Other options include getting someone close to act as a guarantor for your car loan, or to talk to a broker about a personalised rate specific to your circumstances.

How to get pre-approval for your ANZ car loan?

Getting pre-approval on your car loan can give you a good idea of how much you may be allowed to borrow. This will help you set your limits while selecting your car. You can apply for pre-approval for an ANZ car loan by filling out a simple online application form, where you’ll have to submit relevant identity, employment and income documentation. 

ANZ will then conduct a credit check based on your application and documentation. It’s important to note that this could have an impact on your credit history. Based on your credit and income documentation analysis, ANZ will provide an amount they are willing to give you as a loan. After this, you can find the right car that matches the proposed loan amount and send it through your final loan application. 

It’s important to remember that pre-approval gives you an indication of how much you can borrow from ANZ to purchase your car, but it doesn’t guarantee the final approval. 

What are loan repayments?

Loan repayments are the regular payments you make to pay off your car loan. Loan repayments generally occur on a monthly basis, although many lenders will also give you the option of making fortnightly or weekly loan repayments.

I’ve been denied a car loan before; can I still get car finance?

Even if you’ve been denied a car loan before, you might still be able to get car finance. The key is to make the right application to the right lender.

The ‘right’ application is one that makes you look like an acceptable risk, which might include things like improving your credit score, increasing your savings rate and accumulating a bigger deposit.

The ‘right’ lender is one that deals with borrowers like you. For example, while some car loan lenders only deal with good credit borrowers, there are others that specialise in bad credit or poor credit borrowers.

What is a loan-to-value ratio?

The loan-to-value ratio, or LVR, is a percentage that expresses the amount of money owed on the car compared to the value of the car. For example, if you take out a $15,000 loan to buy a $20,000 car, you have a loan-to-value ratio of 75 per cent. Loan-to-value ratios change over time as you pay off your loan and your car depreciates in value. For example, two years later you might now owe $10,000 on your car, which might now be worth $15,000. In that case, although there would still be a $5,000 difference between the size of the outstanding loan and the value of the car, the loan-to-value ratio would now be 67 per cent.

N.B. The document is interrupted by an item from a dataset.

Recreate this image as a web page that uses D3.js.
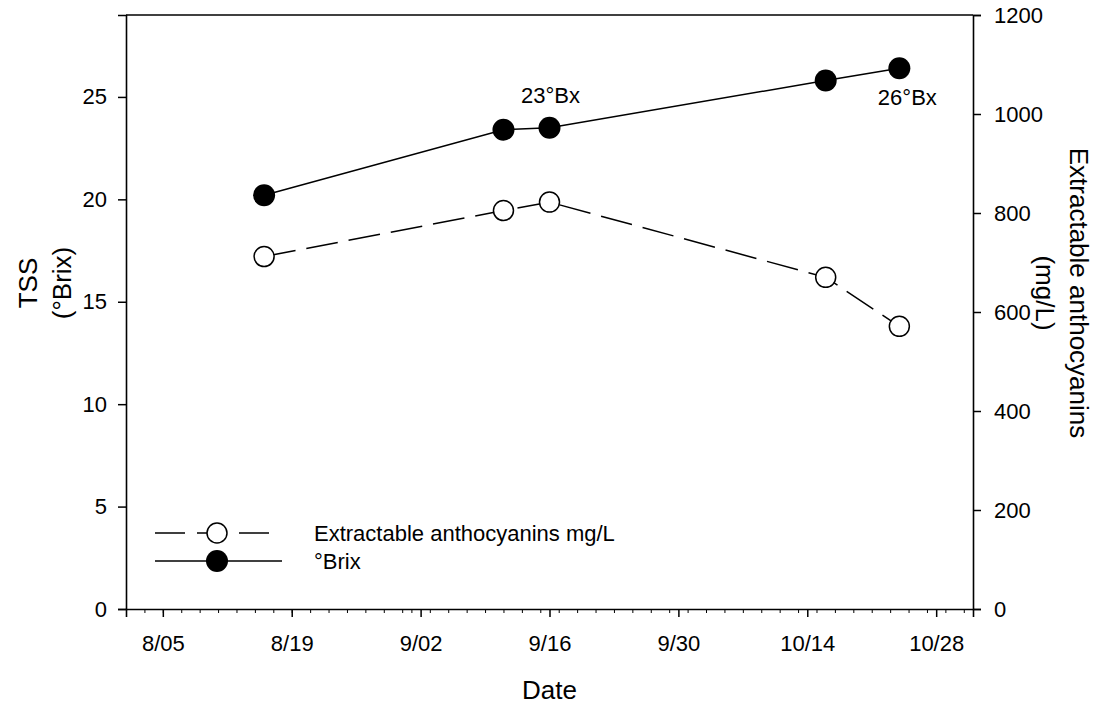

Can I get a car loan with bad credit?

Yes, you can get a car loan with bad credit, although you’ll probably find the process trickier and dearer than that experienced by people who have good credit histories.

You can find a number of lenders that specialise in bad credit car loans. However, make sure you compare bad credit car loans before you sign on the dotted line, because not all car loans are alike and having bad credit may mean you are more likely to be hit with higher fees and interest rates.

If you have bad credit, it’s important not to take out a car loan unless you can afford the repayments because a default could further damage your credit rating. Conversely, if you make all the repayments and repay the loan successfully, your credit rating might improve.